42 Then he said, “Jesus, remember me when you come into your kingdom.”

This man makes no formal confession or request for absolution; he asks only that Jesus remember him, the person there, next to him, condemned to a shameful death in public. 

‘Remembering’ is what happens here at Mass, essential remembering in the particular manner which we indicate by the word ‘remembrance’. By this remembrance we mean that our king truly comes to us now, at the altar, under the forms of bread and wine, makes himself humble and vulnerable once more, as on the cross, and unites us, if we will come to meet him, to that great act of our redemption. We are as close to him here as was the penitent thief. That is the relationship, that interaction between our true self and his, which his kingship means, and which today’s feast celebrates. It asks of us self-knowledge and openness to being changed. That is the meaning of our individual and corporate approach to the altar.

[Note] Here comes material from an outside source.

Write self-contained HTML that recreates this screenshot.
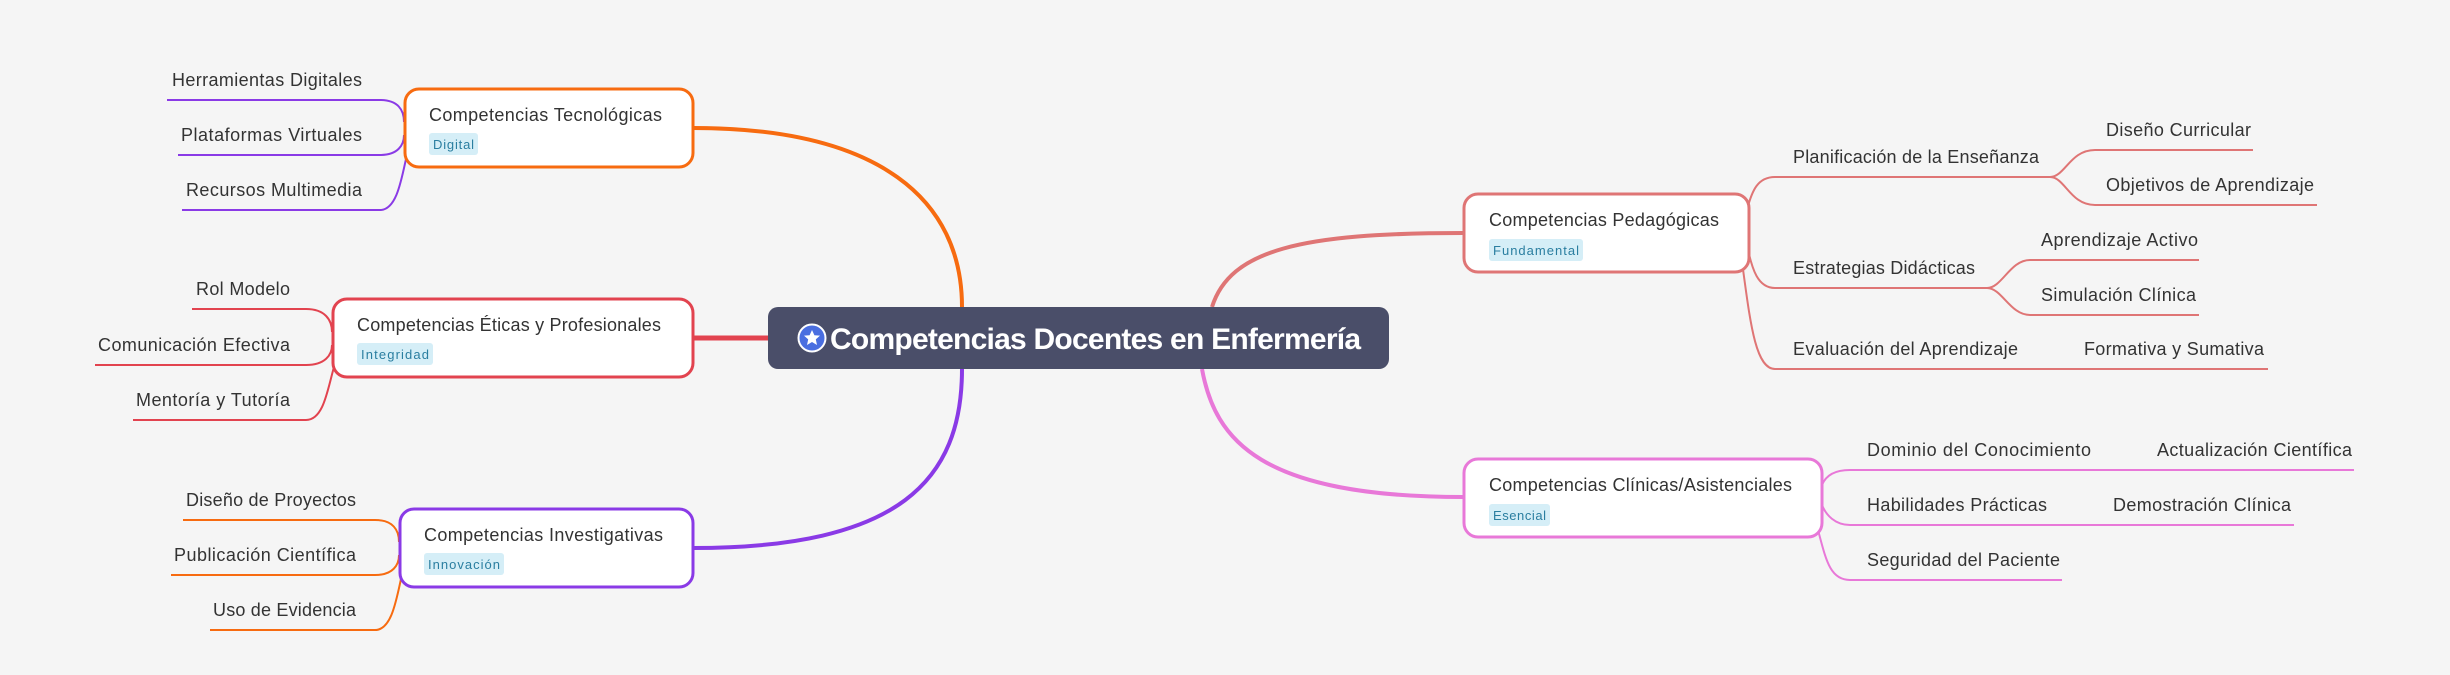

Echoing the cry of the penitent thief, older western liturgies pray within the Eucharistic Prayer, that God will ‘remember’ us, and our leaders in the faith, and the suffering and dead for whom we pray. The oldest forms of intercession at Mass were placed at this point, as close as possible to this sacramental presence of Christ, seeking that proximity to Jesus on the cross; pleading to be gathered into that nearer presence of God, that paradise, which is granted to the penitent thief.

Cranmer, and all that lot, removed those petitions from our Prayer of Consecration because they didn’t believe in the real presence; they drew back from the foot of cross in public worship, paving the way for faith to become a compartmentalised intellectual assent to propositions, not a real following or imitation of Christ. If we are not challenged to approach the cross and cry out to him there, how can we ask him to remember us in our comfortable anxieties? This is the greatest deficiency of the Book of Common Prayer and its successors: our texts draw back from committing us to the properly scandalous identification with our Lord on the cross, that identification which, ironically and uniquely, also places us in the place of safety, salvation. Without that proximity and identity we are left with just a beautiful idea, more an echo than a true remembrance.

And why would we want to draw back from that heartfelt cry to Jesus on the cross? For, as we’ve just heard,

…in him all the fullness of God was pleased to dwell, and through him God was pleased to reconcile to himself all things, whether on earth or in heaven, by making peace through the blood of his cross.    (Colossians 1.20)

Merely changing and improving the words of our Eucharistic Prayer won’t do the job; they must articulate a truth about us. But acknowledging that what we do here is a truly threatening, dangerous remembrance, adds the essential irony to what can be otherwise merely an aesthetic high point of our week; this is the heart of the Mass, juxtaposing the screams of the tortured with Mozart and the blood of the cross with Comper pink, which will make it true as we leave the building.

In the midst of all that irony, if we are honest with ourselves and God, we can do no more than dare to pray, ‘Jesus, remember me’. He can and will, just as reliably as he comes to us at the altar, if we only ask.

42 Then he said, “Jesus, remember me when you come into your kingdom.”

43 He replied, “Truly I tell you, today you will be with me in Paradise.”